- _REQUIRED TASK_
Return the material exactly, first line through the line containing "const volLabels = ['0', '3.23万', '6.46万', '9.69万', '12.92万']", and nothing more. Pictures stay out.
··· DATA SECTION
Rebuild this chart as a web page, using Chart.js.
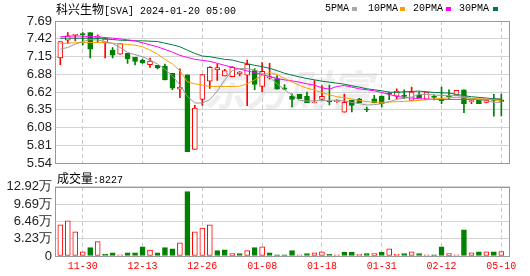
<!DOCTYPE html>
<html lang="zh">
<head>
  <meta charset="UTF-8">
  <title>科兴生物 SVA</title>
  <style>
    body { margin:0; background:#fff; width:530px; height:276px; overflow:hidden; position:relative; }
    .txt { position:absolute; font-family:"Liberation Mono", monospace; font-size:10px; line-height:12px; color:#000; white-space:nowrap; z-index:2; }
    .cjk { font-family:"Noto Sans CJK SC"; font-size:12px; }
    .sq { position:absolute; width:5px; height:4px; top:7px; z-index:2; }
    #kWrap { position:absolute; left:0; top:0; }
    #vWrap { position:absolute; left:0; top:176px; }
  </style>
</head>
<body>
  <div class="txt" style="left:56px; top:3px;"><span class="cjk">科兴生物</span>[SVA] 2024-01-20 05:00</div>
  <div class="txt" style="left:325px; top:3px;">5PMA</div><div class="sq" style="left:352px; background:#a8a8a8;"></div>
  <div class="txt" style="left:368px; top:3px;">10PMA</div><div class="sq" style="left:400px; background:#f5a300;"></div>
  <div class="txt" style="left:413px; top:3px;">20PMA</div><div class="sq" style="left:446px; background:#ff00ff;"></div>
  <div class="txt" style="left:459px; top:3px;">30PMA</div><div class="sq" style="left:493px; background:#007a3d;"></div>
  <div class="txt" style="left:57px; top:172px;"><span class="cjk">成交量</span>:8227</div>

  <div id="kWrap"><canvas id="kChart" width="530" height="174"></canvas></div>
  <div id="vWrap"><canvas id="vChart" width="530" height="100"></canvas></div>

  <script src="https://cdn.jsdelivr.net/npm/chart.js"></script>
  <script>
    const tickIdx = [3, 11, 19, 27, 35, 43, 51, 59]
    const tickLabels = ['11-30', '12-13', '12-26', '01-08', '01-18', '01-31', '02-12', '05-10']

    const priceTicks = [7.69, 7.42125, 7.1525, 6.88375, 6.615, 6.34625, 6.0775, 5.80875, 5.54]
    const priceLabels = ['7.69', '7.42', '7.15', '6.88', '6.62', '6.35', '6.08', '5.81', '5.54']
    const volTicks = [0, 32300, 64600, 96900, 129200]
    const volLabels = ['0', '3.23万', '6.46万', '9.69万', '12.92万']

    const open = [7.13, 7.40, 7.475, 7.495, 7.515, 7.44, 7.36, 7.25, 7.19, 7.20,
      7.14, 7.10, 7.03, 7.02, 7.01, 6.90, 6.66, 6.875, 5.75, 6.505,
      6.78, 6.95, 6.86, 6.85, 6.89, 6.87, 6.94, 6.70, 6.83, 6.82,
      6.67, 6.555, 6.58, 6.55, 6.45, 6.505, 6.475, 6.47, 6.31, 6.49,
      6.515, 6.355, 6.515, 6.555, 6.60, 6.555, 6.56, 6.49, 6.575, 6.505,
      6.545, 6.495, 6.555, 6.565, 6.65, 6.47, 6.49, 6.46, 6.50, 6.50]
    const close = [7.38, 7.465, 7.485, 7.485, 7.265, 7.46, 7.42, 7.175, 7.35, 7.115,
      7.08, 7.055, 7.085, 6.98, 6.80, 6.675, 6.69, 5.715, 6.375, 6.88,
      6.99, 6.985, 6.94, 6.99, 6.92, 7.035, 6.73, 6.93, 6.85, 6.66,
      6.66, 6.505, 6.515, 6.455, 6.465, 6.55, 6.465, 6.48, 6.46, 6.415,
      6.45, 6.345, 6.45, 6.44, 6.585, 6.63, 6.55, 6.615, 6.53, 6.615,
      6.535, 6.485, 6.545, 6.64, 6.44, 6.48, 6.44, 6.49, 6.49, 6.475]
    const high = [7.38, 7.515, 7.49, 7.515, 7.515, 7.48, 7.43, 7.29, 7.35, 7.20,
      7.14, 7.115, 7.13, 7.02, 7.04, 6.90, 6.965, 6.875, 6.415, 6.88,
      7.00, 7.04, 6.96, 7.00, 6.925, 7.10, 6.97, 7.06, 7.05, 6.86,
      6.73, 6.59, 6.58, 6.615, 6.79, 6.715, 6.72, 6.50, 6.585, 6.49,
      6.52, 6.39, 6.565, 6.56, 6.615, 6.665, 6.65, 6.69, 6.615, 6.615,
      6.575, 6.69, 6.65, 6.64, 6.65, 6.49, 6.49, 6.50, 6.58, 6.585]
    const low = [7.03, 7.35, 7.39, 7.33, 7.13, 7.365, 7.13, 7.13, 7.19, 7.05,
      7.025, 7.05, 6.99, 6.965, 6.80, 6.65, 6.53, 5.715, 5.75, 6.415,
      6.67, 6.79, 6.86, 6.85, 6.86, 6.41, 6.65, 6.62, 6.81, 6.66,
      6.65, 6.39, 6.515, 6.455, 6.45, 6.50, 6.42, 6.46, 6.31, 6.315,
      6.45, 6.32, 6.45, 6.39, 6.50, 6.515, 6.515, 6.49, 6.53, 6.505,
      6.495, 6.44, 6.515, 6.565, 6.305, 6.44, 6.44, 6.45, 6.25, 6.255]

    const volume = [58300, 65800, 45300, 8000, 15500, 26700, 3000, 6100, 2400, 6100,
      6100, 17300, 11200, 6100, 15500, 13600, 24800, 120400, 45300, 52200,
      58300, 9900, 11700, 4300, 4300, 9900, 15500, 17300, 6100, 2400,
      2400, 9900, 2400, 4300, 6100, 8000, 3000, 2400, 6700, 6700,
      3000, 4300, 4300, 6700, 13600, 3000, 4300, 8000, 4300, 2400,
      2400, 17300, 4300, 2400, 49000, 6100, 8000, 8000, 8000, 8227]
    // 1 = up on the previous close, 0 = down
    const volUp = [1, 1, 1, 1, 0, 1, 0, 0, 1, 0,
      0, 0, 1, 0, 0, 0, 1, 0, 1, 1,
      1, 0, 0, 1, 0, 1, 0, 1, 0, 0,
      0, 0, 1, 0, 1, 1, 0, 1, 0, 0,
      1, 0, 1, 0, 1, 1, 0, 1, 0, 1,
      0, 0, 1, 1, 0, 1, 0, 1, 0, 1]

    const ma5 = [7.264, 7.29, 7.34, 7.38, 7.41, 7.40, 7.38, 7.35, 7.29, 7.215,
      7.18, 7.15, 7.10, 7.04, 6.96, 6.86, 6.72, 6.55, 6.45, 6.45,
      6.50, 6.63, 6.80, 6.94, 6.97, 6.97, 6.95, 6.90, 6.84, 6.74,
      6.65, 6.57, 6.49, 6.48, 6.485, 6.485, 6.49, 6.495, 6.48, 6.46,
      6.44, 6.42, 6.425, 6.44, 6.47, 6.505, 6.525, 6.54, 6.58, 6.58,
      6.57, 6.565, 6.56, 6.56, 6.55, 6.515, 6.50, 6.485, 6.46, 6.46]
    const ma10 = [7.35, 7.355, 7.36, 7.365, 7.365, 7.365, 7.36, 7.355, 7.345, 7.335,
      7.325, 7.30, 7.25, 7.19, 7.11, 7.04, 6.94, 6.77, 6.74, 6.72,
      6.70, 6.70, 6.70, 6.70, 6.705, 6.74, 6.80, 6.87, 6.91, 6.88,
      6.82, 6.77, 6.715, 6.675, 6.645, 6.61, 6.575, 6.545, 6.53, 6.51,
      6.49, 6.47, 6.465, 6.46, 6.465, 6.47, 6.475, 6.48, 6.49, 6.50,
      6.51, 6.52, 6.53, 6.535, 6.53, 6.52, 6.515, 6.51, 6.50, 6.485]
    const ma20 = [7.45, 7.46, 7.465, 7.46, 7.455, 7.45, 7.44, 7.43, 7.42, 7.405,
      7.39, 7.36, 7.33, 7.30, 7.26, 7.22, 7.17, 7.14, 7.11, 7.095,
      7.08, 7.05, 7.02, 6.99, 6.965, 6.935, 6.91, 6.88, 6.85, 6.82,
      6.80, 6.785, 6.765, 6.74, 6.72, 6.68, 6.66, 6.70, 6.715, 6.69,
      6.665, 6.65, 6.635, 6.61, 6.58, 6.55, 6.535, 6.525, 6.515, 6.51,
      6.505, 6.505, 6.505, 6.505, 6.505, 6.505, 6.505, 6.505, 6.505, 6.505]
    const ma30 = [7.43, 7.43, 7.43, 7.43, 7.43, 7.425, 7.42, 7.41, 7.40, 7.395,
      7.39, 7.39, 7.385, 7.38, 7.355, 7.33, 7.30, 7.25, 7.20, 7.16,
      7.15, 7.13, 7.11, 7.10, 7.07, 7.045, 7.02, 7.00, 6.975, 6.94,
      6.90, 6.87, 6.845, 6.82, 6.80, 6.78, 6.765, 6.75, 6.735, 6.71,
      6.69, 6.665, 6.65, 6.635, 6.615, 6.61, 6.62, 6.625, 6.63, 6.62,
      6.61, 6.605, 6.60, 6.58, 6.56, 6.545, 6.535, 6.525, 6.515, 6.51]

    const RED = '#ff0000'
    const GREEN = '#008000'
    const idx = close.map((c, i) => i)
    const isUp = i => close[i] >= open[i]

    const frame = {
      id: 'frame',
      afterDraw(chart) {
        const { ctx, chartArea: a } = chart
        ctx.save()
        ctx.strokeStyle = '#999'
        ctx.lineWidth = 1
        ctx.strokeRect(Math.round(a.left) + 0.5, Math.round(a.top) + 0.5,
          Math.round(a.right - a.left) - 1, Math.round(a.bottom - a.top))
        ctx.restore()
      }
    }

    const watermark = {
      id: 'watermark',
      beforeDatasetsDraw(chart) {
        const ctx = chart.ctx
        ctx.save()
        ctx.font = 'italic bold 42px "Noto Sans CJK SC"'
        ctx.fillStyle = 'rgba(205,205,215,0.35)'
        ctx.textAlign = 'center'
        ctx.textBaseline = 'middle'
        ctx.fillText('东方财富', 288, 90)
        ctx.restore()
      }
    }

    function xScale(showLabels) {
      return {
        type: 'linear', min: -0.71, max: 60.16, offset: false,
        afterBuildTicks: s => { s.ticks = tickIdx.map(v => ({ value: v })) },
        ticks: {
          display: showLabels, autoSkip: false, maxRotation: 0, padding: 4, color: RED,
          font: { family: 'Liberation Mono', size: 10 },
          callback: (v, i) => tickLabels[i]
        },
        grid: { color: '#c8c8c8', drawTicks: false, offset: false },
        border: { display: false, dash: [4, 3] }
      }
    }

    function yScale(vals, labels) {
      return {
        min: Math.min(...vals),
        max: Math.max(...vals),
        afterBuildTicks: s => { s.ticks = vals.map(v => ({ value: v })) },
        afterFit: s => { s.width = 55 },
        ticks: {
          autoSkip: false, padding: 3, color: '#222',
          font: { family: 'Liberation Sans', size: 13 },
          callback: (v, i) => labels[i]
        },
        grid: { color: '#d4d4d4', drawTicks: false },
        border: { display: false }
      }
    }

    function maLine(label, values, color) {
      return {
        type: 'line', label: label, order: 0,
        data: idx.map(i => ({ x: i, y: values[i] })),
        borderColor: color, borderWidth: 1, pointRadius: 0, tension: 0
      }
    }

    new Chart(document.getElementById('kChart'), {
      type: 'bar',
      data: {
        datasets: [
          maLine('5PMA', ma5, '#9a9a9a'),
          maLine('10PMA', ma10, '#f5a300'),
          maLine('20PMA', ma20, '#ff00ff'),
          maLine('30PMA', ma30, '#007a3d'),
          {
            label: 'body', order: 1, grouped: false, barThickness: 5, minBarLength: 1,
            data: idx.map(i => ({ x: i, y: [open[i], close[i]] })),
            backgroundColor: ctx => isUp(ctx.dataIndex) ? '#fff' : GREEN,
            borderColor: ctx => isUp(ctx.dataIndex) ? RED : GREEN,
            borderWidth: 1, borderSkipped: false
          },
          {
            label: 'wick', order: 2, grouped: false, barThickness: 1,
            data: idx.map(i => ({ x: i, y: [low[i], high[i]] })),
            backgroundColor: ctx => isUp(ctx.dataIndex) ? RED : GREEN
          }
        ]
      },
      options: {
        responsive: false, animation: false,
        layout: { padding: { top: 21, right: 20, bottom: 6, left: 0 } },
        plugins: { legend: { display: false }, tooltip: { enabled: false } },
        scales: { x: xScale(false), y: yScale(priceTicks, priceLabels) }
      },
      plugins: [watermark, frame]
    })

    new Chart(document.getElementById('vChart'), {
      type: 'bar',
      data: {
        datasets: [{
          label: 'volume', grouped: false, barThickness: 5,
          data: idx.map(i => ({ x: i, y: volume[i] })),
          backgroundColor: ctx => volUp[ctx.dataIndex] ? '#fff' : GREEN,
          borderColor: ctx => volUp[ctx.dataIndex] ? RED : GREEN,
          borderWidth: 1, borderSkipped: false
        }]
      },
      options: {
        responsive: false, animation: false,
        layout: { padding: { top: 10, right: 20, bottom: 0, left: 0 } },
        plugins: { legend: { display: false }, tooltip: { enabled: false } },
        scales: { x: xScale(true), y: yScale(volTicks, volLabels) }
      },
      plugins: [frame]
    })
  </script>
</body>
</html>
······
- _SOLUTION TO THIS PROBLEM_
Rebuild this chart as a web page, using Chart.js.
<!DOCTYPE html>
<html lang="zh">
<head>
  <meta charset="UTF-8">
  <title>科兴生物 SVA</title>
  <style>
    body { margin:0; background:#fff; width:530px; height:276px; overflow:hidden; position:relative; }
    .txt { position:absolute; font-family:"Liberation Mono", monospace; font-size:10px; line-height:12px; color:#000; white-space:nowrap; z-index:2; }
    .cjk { font-family:"Noto Sans CJK SC"; font-size:12px; }
    .sq { position:absolute; width:5px; height:4px; top:7px; z-index:2; }
    #kWrap { position:absolute; left:0; top:0; }
    #vWrap { position:absolute; left:0; top:176px; }
  </style>
</head>
<body>
  <div class="txt" style="left:56px; top:3px;"><span class="cjk">科兴生物</span>[SVA] 2024-01-20 05:00</div>
  <div class="txt" style="left:325px; top:3px;">5PMA</div><div class="sq" style="left:352px; background:#a8a8a8;"></div>
  <div class="txt" style="left:368px; top:3px;">10PMA</div><div class="sq" style="left:400px; background:#f5a300;"></div>
  <div class="txt" style="left:413px; top:3px;">20PMA</div><div class="sq" style="left:446px; background:#ff00ff;"></div>
  <div class="txt" style="left:459px; top:3px;">30PMA</div><div class="sq" style="left:493px; background:#007a3d;"></div>
  <div class="txt" style="left:57px; top:172px;"><span class="cjk">成交量</span>:8227</div>

  <div id="kWrap"><canvas id="kChart" width="530" height="174"></canvas></div>
  <div id="vWrap"><canvas id="vChart" width="530" height="100"></canvas></div>

  <script src="https://cdn.jsdelivr.net/npm/chart.js"></script>
  <script>
    const tickIdx = [3, 11, 19, 27, 35, 43, 51, 59]
    const tickLabels = ['11-30', '12-13', '12-26', '01-08', '01-18', '01-31', '02-12', '05-10']

    const priceTicks = [7.69, 7.42125, 7.1525, 6.88375, 6.615, 6.34625, 6.0775, 5.80875, 5.54]
    const priceLabels = ['7.69', '7.42', '7.15', '6.88', '6.62', '6.35', '6.08', '5.81', '5.54']
    const volTicks = [0, 32300, 64600, 96900, 129200]
    const volLabels = ['0', '3.23万', '6.46万', '9.69万', '12.92万']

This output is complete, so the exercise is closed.